Sixteen states are believed to have supplied weapons to Afghanistan from 2001 to 2020 with the US supplying 74 % of weapons, followed by Russia. Much of this equipment was left behind by the US military and is being used to inflate Taliban’s arsenal. WILPF is calling for better oversight on arms movement, for compensating affected Afghan people and for an end to all militarised systems.

Militarised masculinity

Mobilising men and boys around feminist peace has been one way of deconstructing and redefining masculinities. WILPF shares a feminist analysis on the links between militarism, masculinities, peace and security. We explore opportunities for strengthening activists’ action to build equal partnerships among women and men for gender equality.
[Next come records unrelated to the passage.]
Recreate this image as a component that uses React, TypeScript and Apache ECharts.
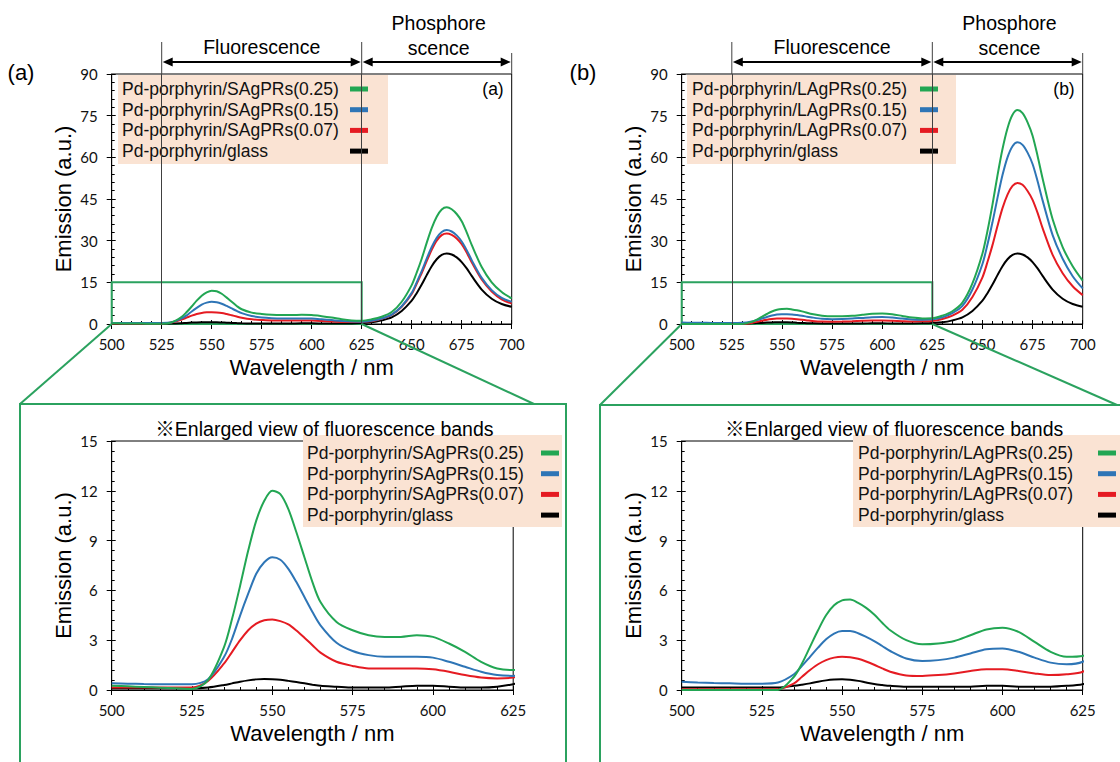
import React, { useEffect, useRef } from "react";
import * as echarts from "echarts";

// ---------------- data ----------------
const wavelengths = [
  500, 505, 510, 515, 520, 525,
  530, 535, 537.5, 540, 542.5, 545, 547.5, 550, 552.5, 555, 557.5, 560, 562.5, 565,
  570, 575, 580, 585, 590, 595, 600, 605, 610, 615, 620, 625,
  630, 635, 640, 645, 650,
  652.5, 655, 657.5, 660, 662.5, 665, 667.5, 670, 672.5, 675, 677.5, 680,
  685, 690, 695, 700,
];

// (a) SAgPRs
const sAg025 = [
  0.25, 0.22, 0.18, 0.14, 0.1, 0.06,
  0.6, 2.6, 4.3, 6.3, 8.4, 10.2, 11.4, 12.0, 11.8, 10.9, 9.5, 8.0, 6.5, 5.3,
  4.1, 3.6, 3.3, 3.2, 3.2, 3.3, 3.2, 2.8, 2.3, 1.7, 1.3, 1.2,
  1.7, 2.6, 4.3, 8.0, 14.0,
  18.5, 23.5, 29.2, 34.5, 38.6, 41.2, 42.0, 41.3, 39.6, 37.0, 33.0, 28.5,
  20.5, 15.0, 11.5, 9.2,
];
const sAg015 = [
  0.4, 0.38, 0.36, 0.35, 0.35, 0.35,
  0.65, 2.0, 3.1, 4.5, 5.8, 7.0, 7.7, 8.0, 7.85, 7.3, 6.5, 5.6, 4.7, 3.9,
  2.85, 2.35, 2.1, 2.0, 2.0, 2.0, 1.95, 1.7, 1.4, 1.1, 0.9, 0.85,
  1.2, 2.0, 3.4, 6.4, 11.2,
  15.0, 19.0, 23.5, 27.7, 31.0, 33.1, 33.8, 33.3, 31.9, 29.7, 26.6, 23.0,
  16.6, 12.2, 9.4, 8.0,
];
const sAg007 = [
  0.15, 0.15, 0.15, 0.15, 0.15, 0.15,
  0.55, 1.6, 2.3, 3.0, 3.6, 4.0, 4.2, 4.25, 4.15, 3.95, 3.58, 3.15, 2.7, 2.25,
  1.7, 1.45, 1.3, 1.3, 1.3, 1.3, 1.25, 1.1, 0.9, 0.75, 0.7, 0.75,
  1.0, 1.9, 3.3, 6.2, 10.8,
  14.5, 18.3, 22.6, 26.7, 30.0, 32.0, 32.6, 32.1, 30.8, 28.7, 25.7, 22.2,
  16.0, 11.7, 8.9, 7.4,
];
const glassA = [
  0.1, 0.1, 0.1, 0.1, 0.1, 0.1,
  0.15, 0.3, 0.4, 0.5, 0.58, 0.64, 0.66, 0.65, 0.62, 0.55, 0.48, 0.4, 0.32, 0.25,
  0.2, 0.15, 0.15, 0.15, 0.2, 0.25, 0.25, 0.2, 0.15, 0.15, 0.2, 0.35,
  0.6, 1.3, 2.4, 4.7, 8.4,
  11.1, 14.2, 17.6, 20.8, 23.3, 24.9, 25.4, 25.0, 24.0, 22.3, 20.0, 17.3,
  12.4, 9.1, 7.2, 6.2,
];

// (b) LAgPRs
const lAg025 = [
  0.0, 0.0, 0.0, 0.0, 0.0, 0.0,
  0.0, 0.8, 1.6, 2.6, 3.6, 4.5, 5.1, 5.4, 5.45, 5.25, 4.95, 4.55, 4.05, 3.6,
  3.0, 2.75, 2.8, 2.95, 3.3, 3.65, 3.75, 3.5, 2.9, 2.3, 2.0, 2.05,
  3.0, 4.6, 7.7, 14.6, 25.4,
  33.5, 43.0, 53.5, 63.0, 70.5, 75.3, 77.0, 75.9, 72.6, 67.8, 60.5, 52.4,
  37.7, 27.7, 20.8, 15.6,
];
const lAg015 = [
  0.5, 0.45, 0.42, 0.4, 0.38, 0.38,
  0.45, 0.95, 1.45, 2.0, 2.55, 3.05, 3.4, 3.55, 3.55, 3.42, 3.2, 2.95, 2.65, 2.35,
  1.9, 1.75, 1.8, 1.95, 2.2, 2.45, 2.5, 2.3, 1.95, 1.65, 1.55, 1.7,
  2.4, 3.9, 6.5, 12.4, 21.6,
  28.6, 36.6, 45.4, 53.6, 60.0, 64.0, 65.4, 64.5, 61.7, 57.6, 51.4, 44.5,
  32.0, 23.5, 17.2, 12.8,
];
const lAg007 = [
  0.05, 0.05, 0.05, 0.05, 0.05, 0.05,
  0.05, 0.4, 0.8, 1.2, 1.55, 1.8, 1.95, 2.0, 1.97, 1.88, 1.72, 1.52, 1.3, 1.1,
  0.88, 0.85, 0.9, 1.0, 1.15, 1.25, 1.25, 1.15, 1.0, 0.9, 0.95, 1.1,
  1.8, 3.0, 5.1, 9.7, 16.8,
  22.3, 28.4, 35.3, 41.7, 46.6, 49.7, 50.8, 50.1, 47.9, 44.7, 40.0, 34.5,
  24.9, 18.3, 13.6, 10.4,
];
const glassB = [
  0.15, 0.15, 0.15, 0.15, 0.15, 0.15,
  0.15, 0.25, 0.32, 0.4, 0.5, 0.58, 0.63, 0.65, 0.62, 0.55, 0.45, 0.36, 0.3, 0.25,
  0.2, 0.2, 0.2, 0.2, 0.2, 0.25, 0.25, 0.2, 0.2, 0.2, 0.25, 0.35,
  0.6, 1.3, 2.4, 4.7, 8.4,
  11.1, 14.2, 17.6, 20.8, 23.3, 24.9, 25.4, 25.0, 24.0, 22.3, 20.0, 17.3,
  12.4, 9.1, 7.2, 6.2,
];

const namesA = ["Pd-porphyrin/SAgPRs(0.25)", "Pd-porphyrin/SAgPRs(0.15)", "Pd-porphyrin/SAgPRs(0.07)", "Pd-porphyrin/glass"];
const namesB = ["Pd-porphyrin/LAgPRs(0.25)", "Pd-porphyrin/LAgPRs(0.15)", "Pd-porphyrin/LAgPRs(0.07)", "Pd-porphyrin/glass"];

const fullRange = { min: 500, max: 700, interval: 25 };
const zoomRange = { min: 500, max: 625, interval: 25 };
const yFull = { min: 0, max: 90, interval: 15 };
const yZoom = { min: 0, max: 15, interval: 3 };
const bandMarks = [525, 625, 700];
const zoomBox = { x0: 500, x1: 625, y0: 0, y1: 15 };

// ---------------- style ----------------
const GREEN = "#22a653";
const BLUE = "#2e75b6";
const RED = "#e51b22";
const BLACK = "#000000";
const FRAME = "#2ba25f";
const PEACH = "#fae3d3";
const TXT = "Liberation Sans, Arial, sans-serif";
const NUM = "Lato, sans-serif";

export default function App() {
  const ref = useRef<HTMLDivElement>(null);

  useEffect(() => {
    const chart = echarts.init(ref.current!, undefined, { renderer: "svg" });

    const grids = [
      { left: 111.7, top: 74, width: 400, height: 250 },
      { left: 681.7, top: 74, width: 401, height: 250 },
      { left: 111.7, top: 441, width: 401.5, height: 249 },
      { left: 681.7, top: 441, width: 401, height: 249 },
    ];

    const xAxes: any[] = [];
    const yAxes: any[] = [];
    grids.forEach((_, g) => {
      const xr = g < 2 ? fullRange : zoomRange;
      const yr = g < 2 ? yFull : yZoom;
      xAxes.push({
        type: "value", gridIndex: g, position: "bottom", ...xr,
        axisLine: { show: true, onZero: false, lineStyle: { color: "#000", width: 1 } },
        axisTick: { show: true, inside: true, length: 4, lineStyle: { color: "#000" } },
        minorTick: { show: true, splitNumber: 5, length: 3, lineStyle: { color: "#000" } },
        axisLabel: { margin: 12, color: "#111", fontFamily: NUM, fontSize: 15, showMinLabel: true, showMaxLabel: true },
        splitLine: { show: false }, minorSplitLine: { show: false },
        name: "Wavelength / nm", nameLocation: "middle", nameGap: 32,
        nameTextStyle: { fontFamily: TXT, fontSize: 22, color: "#000" },
      });
      xAxes.push({
        type: "value", gridIndex: g, position: "bottom", ...xr,
        axisLine: { show: false }, axisLabel: { show: false }, splitLine: { show: false },
        axisTick: { show: true, inside: false, length: 5, lineStyle: { color: "#000" } },
      });
      yAxes.push({
        type: "value", gridIndex: g, position: "left", ...yr,
        axisLine: { show: true, onZero: false, lineStyle: { color: "#000", width: 1 } },
        axisTick: { show: true, inside: true, length: 4, lineStyle: { color: "#000" } },
        minorTick: { show: true, splitNumber: 5, length: 3, lineStyle: { color: "#000" } },
        axisLabel: { margin: 14, color: "#111", fontFamily: NUM, fontSize: 15, showMinLabel: true, showMaxLabel: true },
        splitLine: { show: false }, minorSplitLine: { show: false },
        name: "Emission (a.u.)", nameLocation: "middle", nameGap: 37,
        nameTextStyle: { fontFamily: TXT, fontSize: 22, color: "#000" },
      });
      yAxes.push({
        type: "value", gridIndex: g, position: "left", ...yr,
        axisLine: { show: false }, axisLabel: { show: false }, splitLine: { show: false },
        axisTick: { show: true, inside: false, length: 5, lineStyle: { color: "#000" } },
      });
    });

    const mk = (name: string, vals: number[], color: string, g: number, extra: any = {}) => ({
      type: "line", name, xAxisIndex: 2 * g, yAxisIndex: 2 * g,
      data: wavelengths.map((w, i) => [w, vals[i]]),
      showSymbol: false, symbol: "none", smooth: 0.3, clip: true, silent: true,
      lineStyle: { color, width: 2 }, itemStyle: { color },
      ...extra,
    });

    const topExtra = {
      markLine: {
        silent: true, symbol: ["none", "none"], label: { show: false },
        lineStyle: { color: "#404040", width: 1, type: "solid" },
        data: [{ xAxis: bandMarks[0] }, { xAxis: bandMarks[1] }],
      },
      markArea: {
        silent: true,
        itemStyle: { color: "rgba(0,0,0,0)", borderColor: FRAME, borderWidth: 2 },
        data: [[{ xAxis: zoomBox.x0, yAxis: zoomBox.y0 }, { xAxis: zoomBox.x1, yAxis: zoomBox.y1 }]],
      },
    };

    const series: any[] = [];
    [0, 1, 2, 3].forEach((g) => {
      const isA = g % 2 === 0;
      const nm = isA ? namesA : namesB;
      const d = isA ? [sAg025, sAg015, sAg007, glassA] : [lAg025, lAg015, lAg007, glassB];
      series.push(mk(nm[3], d[3], BLACK, g, g < 2 ? topExtra : {}));
      series.push(mk(nm[2], d[2], RED, g));
      series.push(mk(nm[1], d[1], BLUE, g));
      series.push(mk(nm[0], d[0], GREEN, g));
    });

    const legendBase = (names: string[], left: number, top: number, w: number, padding: number[]) => ({
      data: names, left, top, orient: "vertical", align: "right", icon: "rect",
      itemWidth: 18, itemHeight: 5, itemGap: 2.7, selectedMode: false,
      backgroundColor: PEACH, padding, borderWidth: 0,
      formatter: (n: string) => `{t|${n}}`,
      textStyle: {
        fontFamily: TXT, fontSize: 17.5, color: "#111",
        rich: { t: { width: w, align: "left", fontFamily: TXT, fontSize: 17.5, lineHeight: 21, color: "#111" } },
      },
    });

    chart.setOption({
      animation: false,
      backgroundColor: "#fff",
      grid: grids.map((g) => ({ ...g, show: true, borderColor: "#000", borderWidth: 1, backgroundColor: "transparent" })),
      xAxis: xAxes,
      yAxis: yAxes,
      legend: [
        legendBase(namesA, 118, 75, 223, [5, 20, 4, 4]),
        legendBase(namesB, 687, 75, 223, [5, 18, 4, 5]),
        legendBase(namesA, 303, 435, 229, [9, 3, 3, 4]),
        legendBase(namesB, 853, 435, 235, [9, 12, 3, 5]),
      ],
      series,
    });

    // ---- annotations positioned through the axes ----
    const px = (g: number, x: number, y: number) =>
      chart.convertToPixel({ seriesIndex: 4 * g } as any, [x, y]) as number[];

    const frames = [
      { left: 20, top: 404, right: 566, joinX: 534 },
      { left: 600, top: 405, right: 1130, joinX: 1117 },
    ];
    const outerLabels = [
      { t: "(a)", x: 21, y: 72 },
      { t: "(b)", x: 583, y: 72 },
    ];
    const innerLabels = ["(a)", "(b)"];

    const els: any[] = [];
    const txt = (text: string, x: number, y: number, size: number, align = "center") => ({
      type: "text", x, y, silent: true, z: 10,
      style: { text, fontFamily: TXT + ", Noto Sans CJK JP", fontSize: size, fill: "#000", align, textAlign: align, verticalAlign: "middle", textVerticalAlign: "middle" },
    });
    const ln = (x1: number, y1: number, x2: number, y2: number, stroke: string, w: number) => ({
      type: "line", silent: true, z: 10, shape: { x1, y1, x2, y2 }, style: { stroke, lineWidth: w },
    });
    const head = (x: number, y: number, dir: number) => ({
      type: "polygon", silent: true, z: 10,
      shape: { points: [[x, y], [x + dir * 10, y - 4.5], [x + dir * 10, y + 4.5]] },
      style: { fill: "#000" },
    });

    [0, 1].forEach((g) => {
      const [x525] = px(g, bandMarks[0], 0);
      const [x625] = px(g, bandMarks[1], 0);
      const [x700, yTop] = px(g, bandMarks[2], yFull.max);
      const [x500, y0] = px(g, zoomBox.x0, zoomBox.y0);
      const [x625b] = px(g, zoomBox.x1, zoomBox.y0);
      const ay = 62;
      els.push(ln(x525, 42, x525, yTop, "#404040", 1));
      els.push(ln(x625, 42, x625, yTop, "#404040", 1));
      els.push(ln(x700, 53, x700, yTop, "#404040", 1));
      els.push(ln(x525 + 4, ay, x625 - 4, ay, "#000", 2));
      els.push(ln(x625 + 4, ay, x700 - 4, ay, "#000", 2));
      els.push(head(x525 + 1, ay, 1), head(x625 - 1, ay, -1), head(x625 + 1, ay, 1), head(x700 - 1, ay, -1));
      els.push(txt("Fluorescence", (x525 + x625) / 2, 47, 19.5));
      els.push(txt("Phosphore", (x625 + x700) / 2 + 2, 23, 19.5));
      els.push(txt("scence", (x625 + x700) / 2 + 2, 48, 19.5));
      els.push(txt(innerLabels[g], x700 - 8, 89, 17.5, "right"));
      els.push(txt(outerLabels[g].t, outerLabels[g].x, outerLabels[g].y, 22));
      const f = frames[g];
      els.push({
        type: "rect", silent: true, z: 1,
        shape: { x: f.left, y: f.top, width: f.right - f.left, height: 420 },
        style: { fill: "none", stroke: FRAME, lineWidth: 2 },
      });
      els.push(ln(x500, y0, f.left, f.top, FRAME, 2));
      els.push(ln(x625b, y0, f.joinX, f.top, FRAME, 2));
    });

    [2, 3].forEach((g) => {
      const [xa, yt] = px(g, zoomRange.min, yZoom.max);
      const [xb] = px(g, zoomRange.max, yZoom.max);
      els.push(txt("※Enlarged view of fluorescence bands", (xa + xb) / 2 + 12, yt - 12, 19.5));
    });

    chart.setOption({ graphic: els });

    return () => chart.dispose();
  }, []);

  return (
    <div
      ref={ref}
      style={{ position: "absolute", left: 0, top: 0, width: 1120, height: 762, background: "#fff" }}
    />
  );
}
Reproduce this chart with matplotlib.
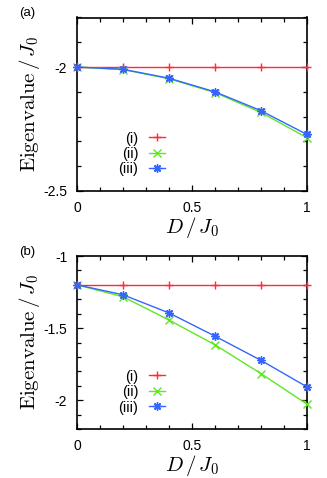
import matplotlib
matplotlib.use("Agg")
import matplotlib.pyplot as plt
from matplotlib.ticker import MultipleLocator

plt.rcParams['font.family'] = ['Liberation Sans', 'DejaVu Sans']
plt.rcParams['mathtext.fontset'] = 'cm'

D = [0.0, 0.2, 0.4, 0.6, 0.8, 1.0]

# panel (a)
a_i = [-2.0, -2.0, -2.0, -2.0, -2.0, -2.0]
a_ii = [-2.0, -2.01, -2.047, -2.103, -2.183, -2.285]
a_iii = [-2.0, -2.009, -2.045, -2.100, -2.176, -2.272]

# panel (b)
b_i = [-1.2, -1.2, -1.2, -1.2, -1.2, -1.2]
b_ii = [-1.2, -1.283, -1.444, -1.616, -1.816, -2.028]
b_iii = [-1.2, -1.269, -1.395, -1.556, -1.724, -1.908]

labels = ['(i)', '(ii)', '(iii)']
panel_tags = ['(a)', '(b)']
colors = ['#ff2a3a', '#5fe624', '#3565ff']
markers = ['+', 'x', (8, 2, 0)]

W, H = 327, 478
fig = plt.figure(figsize=(W / 100, H / 100), dpi=100)

def axrect(l, t, r, b):
    return [l / W, 1 - b / H, (r - l) / W, (b - t) / H]

panels = [
    (axrect(77, 17.5, 307, 191), (a_i, a_ii, a_iii), (-2.5, -1.8)),
    (axrect(77, 256, 307, 429), (b_i, b_ii, b_iii), (-2.2, -1.0)),
]

for k, (rect, series, ylim) in enumerate(panels):
    ax = fig.add_axes(rect)
    for s, lab, c, m in zip(series, labels, colors, markers):
        ax.plot(D, s, color=c, lw=1.0, marker=m, ms=6, mew=1.0, label=lab,
                clip_on=False, zorder=3)
    ax.set_xlim(0, 1)
    ax.set_ylim(*ylim)
    ax.xaxis.set_major_locator(MultipleLocator(0.5))
    ax.xaxis.set_minor_locator(MultipleLocator(0.1))
    ax.yaxis.set_major_locator(MultipleLocator(0.5))
    ax.yaxis.set_minor_locator(MultipleLocator(0.1))
    ax.tick_params(which='both', direction='in', top=True, right=True,
                   labelsize=10, pad=7)
    ax.tick_params(which='major', length=4, width=0.9)
    ax.tick_params(which='minor', length=3, width=0.9)
    for sp in ax.spines.values():
        sp.set_linewidth(1.2)
    ax.xaxis.set_major_formatter(plt.FuncFormatter(lambda v, p: '%g' % v))
    ax.yaxis.set_major_formatter(plt.FuncFormatter(lambda v, p: '%g' % v))
    ax.set_xlabel(r'$D\,/\,J_0$', fontsize=15, labelpad=0)
    ax.set_ylabel(r'$\mathrm{Eigenvalue}\,/\,J_0$', fontsize=15, labelpad=1)
    ax.legend(loc='lower left', bbox_to_anchor=(0.155, 0.05),
              markerfirst=False, frameon=False, fontsize=10.5,
              handlelength=1.1, handletextpad=0.7, labelspacing=0.1,
              borderaxespad=0)
    fig.text(19 / W, 1 - (13 if k == 0 else 252) / H, panel_tags[k],
             fontsize=9.5, va='center', ha='left')

fig.savefig('out.png', dpi=100)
WILPF has been working on challenging the prevailing notion of masculinity based on men’s physical and social superiority to, and dominance of, women in Afghanistan. It recognizes that these notions are not representative of all Afghan men, contrary to the publicly prevailing notion.

Feminist peace​

In WILPF’s view, any process towards establishing peace that has not been partly designed by women remains deficient. Beyond bringing perspectives that encapsulate the views of half of the society and unlike the men only designed processes, women’s true and meaningful participation allows the situation to improve.

In Afghanistan, WILPF has been demanding that women occupy the front seats at the negotiating tables. The experience of the past 20 has shown that women’s presence produces more sustainable solutions when they are empowered and enabled to play a role.